The types of treatment response and improvement in depressive symptoms from baseline to study completion are listed in the table below.
|Symptom improvement||Number of patients|
|Reduction of ≥ 50% in HDRS-21 points||11 (55%)|
|Improvement in ≥1 category (eg, from severe to moderate)||17 (85%)|
There were statistically significant differences in adverse events between the two treatment doses; 47 events occurred following inhalation of the 50% concentration, compared to 11 after inhalation of the 25% concentration. There were six adverse events after inhalation of placebo (P < .0001).
“None of the adverse events were serious, and nearly all occurred either during or immediately after the treatment session and resolved within several hours,” the authors report.
“We need to be remindful that — despite the exciting results of the study — the study was small and cannot be considered definitive evidence; as such, it is too early to advocate for the use of nitrous oxide in everyday clinical practice,” Nagele commented.
Nevertheless, on the basis of the current findings, “the evidence [for the use of nitrous oxide in depression] has become stronger,” he stated.
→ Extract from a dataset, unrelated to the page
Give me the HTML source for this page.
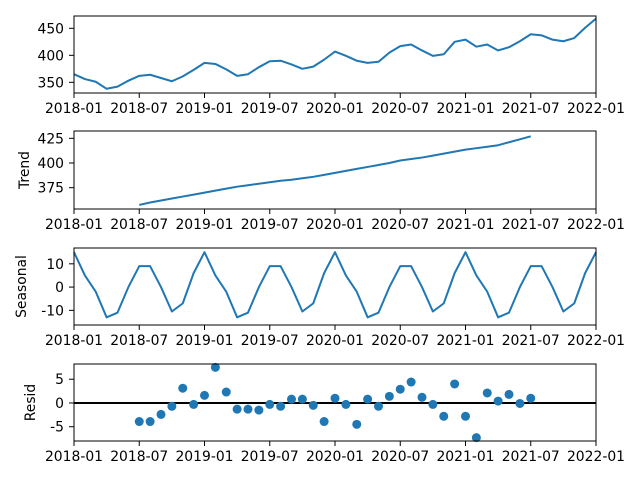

Commenting on the study for Medscape Medical News, Roger McIntyre, MD, professor of psychiatry and pharmacology, University of Toronto, in Toronto, Canada, and head of the Mood Disorders Psychopharmacology Unit, noted that the research into nitrous oxide is “part of an interest in rapid-acting antidepressants.”
McIntyre, who is also the chairman and executive director of the Brain and Cognition Discovery Foundation, Toronto, and was not involved with the study, found it “interesting” that “almost 20% of the sample had previously had suboptimal outcomes to ketamine and/or neurostimulation, meaning these patients had serious refractory illness, but the benefit [of nitrous oxide] was sustained at 2 weeks.”
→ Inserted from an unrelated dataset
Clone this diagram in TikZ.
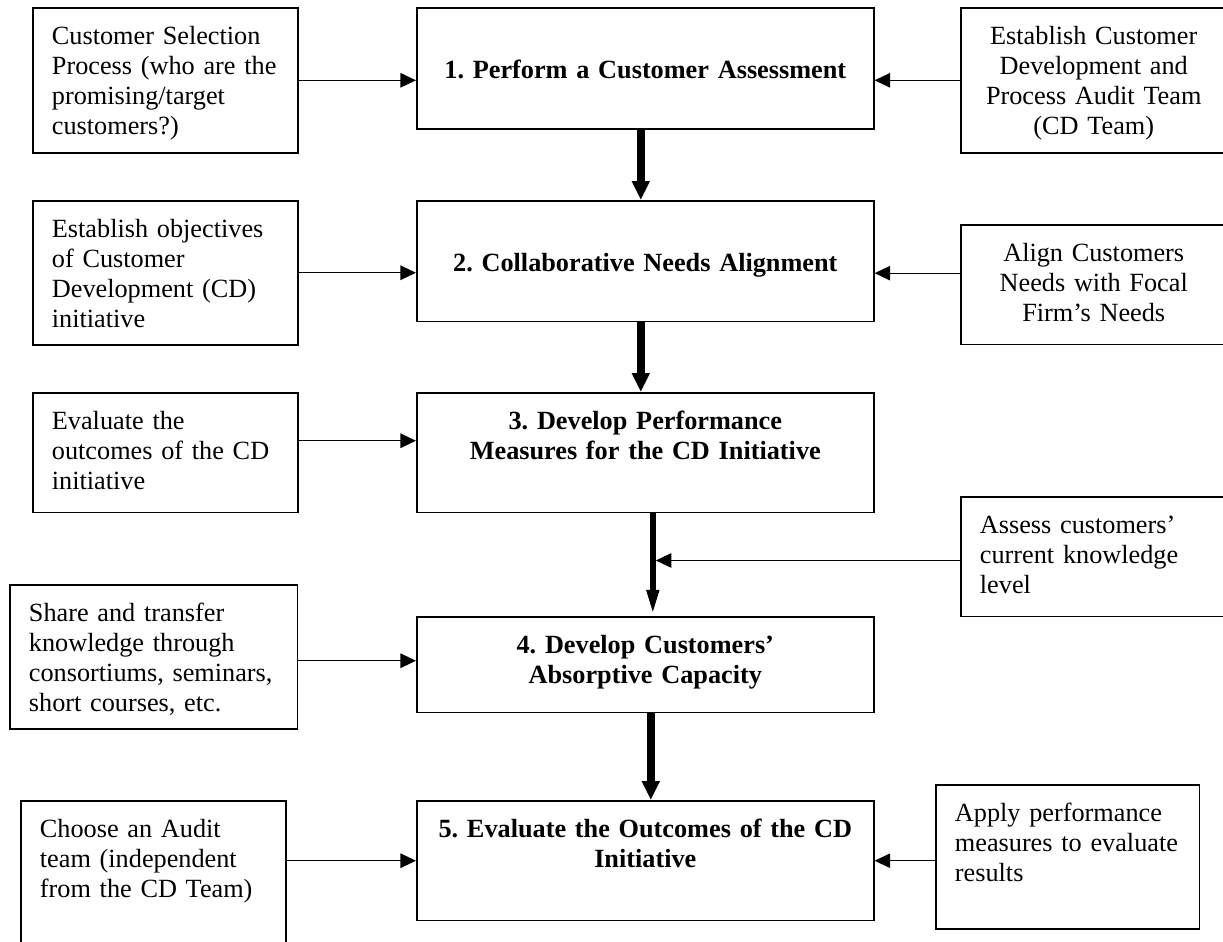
\documentclass[tikz,border=0pt]{standalone}
\usepackage{fontspec}
\setmainfont{Liberation Serif}
\usetikzlibrary{arrows.meta, calc}

\begin{document}
\begin{tikzpicture}[
        x=0.4494pt, y=-0.4494pt,
        box/.style={rectangle, draw, line width=0.7pt, anchor=north west, inner xsep=8.6pt, inner ysep=4pt,
            text height=12.4pt, font=\fontsize{11.8}{13.5}\selectfont\frenchspacing},
        sidebox/.style={box, align=left, text width=101.9pt},
        stepbox/.style={box, align=center, text width=188.2pt, font=\fontsize{11.8}{13.5}\selectfont\frenchspacing\bfseries},
        lowtext/.style={text height=27.9pt},
        link/.style={-{Triangle[length=7pt, width=6.5pt]}, line width=0.6pt},
        flow/.style={-{Triangle[length=8.5pt, width=7.6pt]}, line width=3.8pt},
        narrowflow/.style={-{Triangle[length=11.7pt, width=5pt]}, line width=2.7pt}
    ]
    \useasboundingbox (0,0) rectangle (1223,942);

    % Main Steps
    \node[stepbox, lowtext, text depth=18.5pt] (perform) at (416,7) {1. Perform a Customer Assessment};
    \node[stepbox, lowtext, text depth=18.4pt] (needs) at (416,200) {2. Collaborative Needs Alignment};
    \node[stepbox, text depth=33.5pt] (measures) at (416,392) {3. Develop Performance\\Measures for the CD Initiative};
    \node[stepbox, text depth=22.7pt] (capacity) at (416,616) {4. Develop Customers'\\Absorptive Capacity};
    \node[stepbox, text depth=33.5pt] (evaluate) at (416,800) {5. Evaluate the Outcomes of the CD\\Initiative};

    % --- Left Side Inputs ---
    \node[sidebox, text depth=44.8pt] (selection) at (32,7) {Customer Selection\\Process (who are the\\promising/target\\customers?)};
    \node[sidebox, text depth=44.3pt] (objectives) at (32,200) {Establish objectives\\of Customer\\Development (CD)\\initiative};
    \node[sidebox, text depth=33.5pt] (outcomes) at (32,392) {Evaluate the\\outcomes of the CD\\initiative};
    \node[sidebox, text width=112.2pt, text depth=44.3pt] (share) at (9,584) {Share and transfer\\knowledge through\\consortiums, seminars,\\short courses, etc.};
    \node[sidebox, text depth=51.5pt] (audit) at (20,800) {Choose an Audit\\team (independent\\from the CD Team)};

    % --- Right Side Inputs ---
    \node[sidebox, align=center, text width=102.3pt, text depth=44.8pt] (team) at (960,7) {Establish Customer\\Development and\\Process Audit Team\\(CD Team)};
    \node[sidebox, align=center, text width=102.3pt, text depth=33.5pt] (match) at (960,224) {Align Customers\\Needs with Focal\\Firm's Needs};
    \node[sidebox, text width=102.3pt, text depth=33.5pt] (knowledge) at (960,496) {Assess customers'\\current knowledge\\level};
    \node[sidebox, text width=101.4pt, text depth=44.3pt] (apply) at (935,784) {Apply performance\\measures to evaluate\\results};

    % Entry points
    \coordinate (r2in) at ($(needs.east)+(0,12)$);
    \coordinate (l3in) at ($(measures.west)+(0,-12)$);
    \coordinate (l4in) at ($(share.east)+(0,4)$);
    \coordinate (kn) at ($(measures.south)+(10.5,47)$);

    % --- Side arrows ---
    \draw[link] (selection.east) -- (selection.east -| perform.west);
    \draw[link] (team.west) -- (team.west -| perform.east);
    \draw[link] (objectives.east) -- (objectives.east -| needs.west);
    \draw[link] (r2in -| match.west) -- (r2in);
    \draw[link] (l3in -| outcomes.east) -- (l3in);
    \draw[link] (kn -| knowledge.west) -- (kn);
    \draw[link] (l4in) -- (l4in -| capacity.west);
    \draw[link] (evaluate.west -| audit.east) -- (evaluate.west);
    \draw[link] (evaluate.east -| apply.west) -- (evaluate.east);

    % --- Main flow ---
    \draw[flow] ($(perform.south)+(-4.5,0)$) -- ($(needs.north)+(-4.5,0)$);
    \draw[flow] ($(needs.south)+(-4.5,0)$) -- ($(measures.north)+(-4.5,0)$);
    \draw[narrowflow] ($(measures.south)+(7.5,0)$) -- ($(capacity.north)+(7.5,0)$);
    \draw[flow] ($(capacity.south)+(5.5,0)$) -- ($(evaluate.north)+(5.5,0)$);

\end{tikzpicture}
\end{document}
Studies of the use of nitrous oxide for patients with bipolar depression “would be warranted, since it appears generally safe and well tolerated,” said McIntyre, who is the director of the Depression and Bipolar Support Alliance (DBSA).
The study was sponsored by an award to Nagele from the NARSAD Independent Investigator Award from the Brain and Behavior Research Foundation and an award to Nagele and other coauthors from the Taylor Family Institute for Innovative Psychiatric Research at Washington University School of Medicine. Nagele receives funding from the NIMH, the American Foundation for Prevention of Suicide, and the Brain Behavior Foundation; has received research funding and honoraria from Roche Diagnostics and Abbott Diagnostics; and has previously filed for intellectual property protection related to the use of nitrous oxide in major depression. The other authors’ disclosures are listed on the original article. McIntyre has received research grant support from CIHR/GACD/Chinese National Natural Research Foundation; speaker/consultation fees from Lundbeck, Janssen, Purdue, Pfizer, Otsuka, Allergan, Takeda, Neurocrine, Sunovion, Eisai, Minerva, Intra-Cellular, and Abbvie. McIntyre is also CEO of AltMed.